Because the case turned mainly on the specific facts of the prosecution and defense of Porter for murdering his former girlfriend and her boyfriend, it is not clear that the ruling will have a direct impact on other criminal cases in which combat stress might be a key factor. However, parts of the Court’s opinion read as if the Justices did intend to speak more broadly.

It noted that post-traumatic stress disorder “is not uncommon among veterans returning from combat,” and cited testimony before Congress this year by Veterans Affairs Secretary Eric K. Shinseki that “approximately 23 percent of the Iraq and Afghanistan war veterans seeking treatment at a vA medical facility had been preliminarily diagnoses with PTSD.”  It also noted that, in Porter’s case specifically, a medical expert testified that his sysmptoms “would ‘easily’ warrant a diagnosis” of PTSD.

The Court also cited, clearly with approval, laws of two states that provide special legal protection for veterans involved in crimes and suffering from combat stress — a California law providing a special hearing for a person convicted of crime who claims the offense resulted from PTSD or other conditions stemming from military combat service, and a Minnesota law providing a special sentencing process for a vetrer dianosed with a mental illness.

In Porter’s case, the Court did not say explicitly that it was overturning his death sentence for his 1986 crimes.  Rather, it concluded that he was entitled to relief in a post-conviction federal habeas case, on the theory that the jury, had it heard about his wartime experiences and other evidence about mental problems, it might well have refused to recommend a death sentence.   The Court sent the case back to the Eleventh Circuit Court, presumably to order a new sentencing proceeding.  The Court’s order did not say what the Justices expected to happen next.

Porter was wounded in two bouts of heavy fighting during his Army service in Korea.  When he sought habeas relief after losing challenges in state court, his former commanding officer gave what the called a “moving description of those two battles” — testimony that was “only a fraction of the mitigating evidence that his counsel failed to discover or present during the penalty phaqse of his trial in 1988.”

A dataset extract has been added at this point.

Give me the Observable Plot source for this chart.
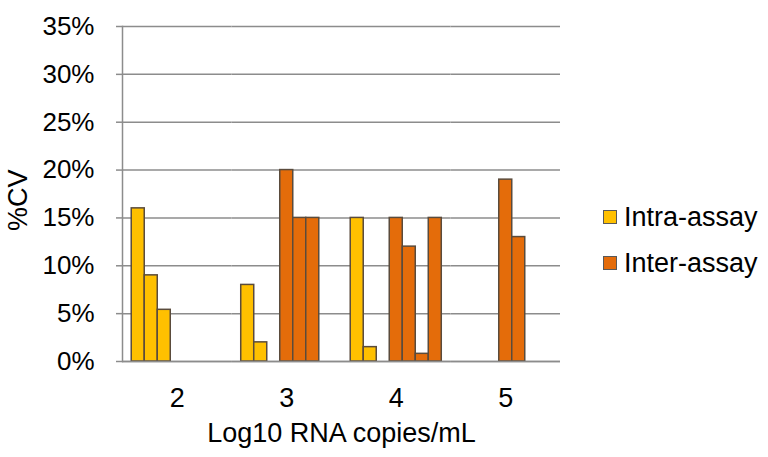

Although a federal District judge had ruled in Porter’s favor, finding that the defense lawyer’s failure to put on the mitigating evidence resulted in a violation of his right to counsel, the Eleventh Circuit disagreed, finding that the Florida Supreme Court was justified in finding that Porter did not suffer any prejudice from the omission of that evidence.

In its order, the Supreme Court said Porter was entitled to prevail on his habeas claim that his defense lawyer at trial had provided ineffective legal assistance.  “The Florida Supreme Court;s decision that Porter was not prejudiced by his counsel’s failure to conduct a thorough — or even cursory — investigation is unreasonable.”

Quoting the dissenting judges on the state court, the Supreme Court opinion remarked that ” ‘there exists too much mitigating evidence that was nto presented to now be ignored.’ ”

The Court, however, voted to leave intact Porter’s guilty verdict for the murder of his girlfriend and her boyfriend.  Thus, Porter’s remaining legal opportunity is for a new sentence, presumably with all of the favorable evidence put before the jury.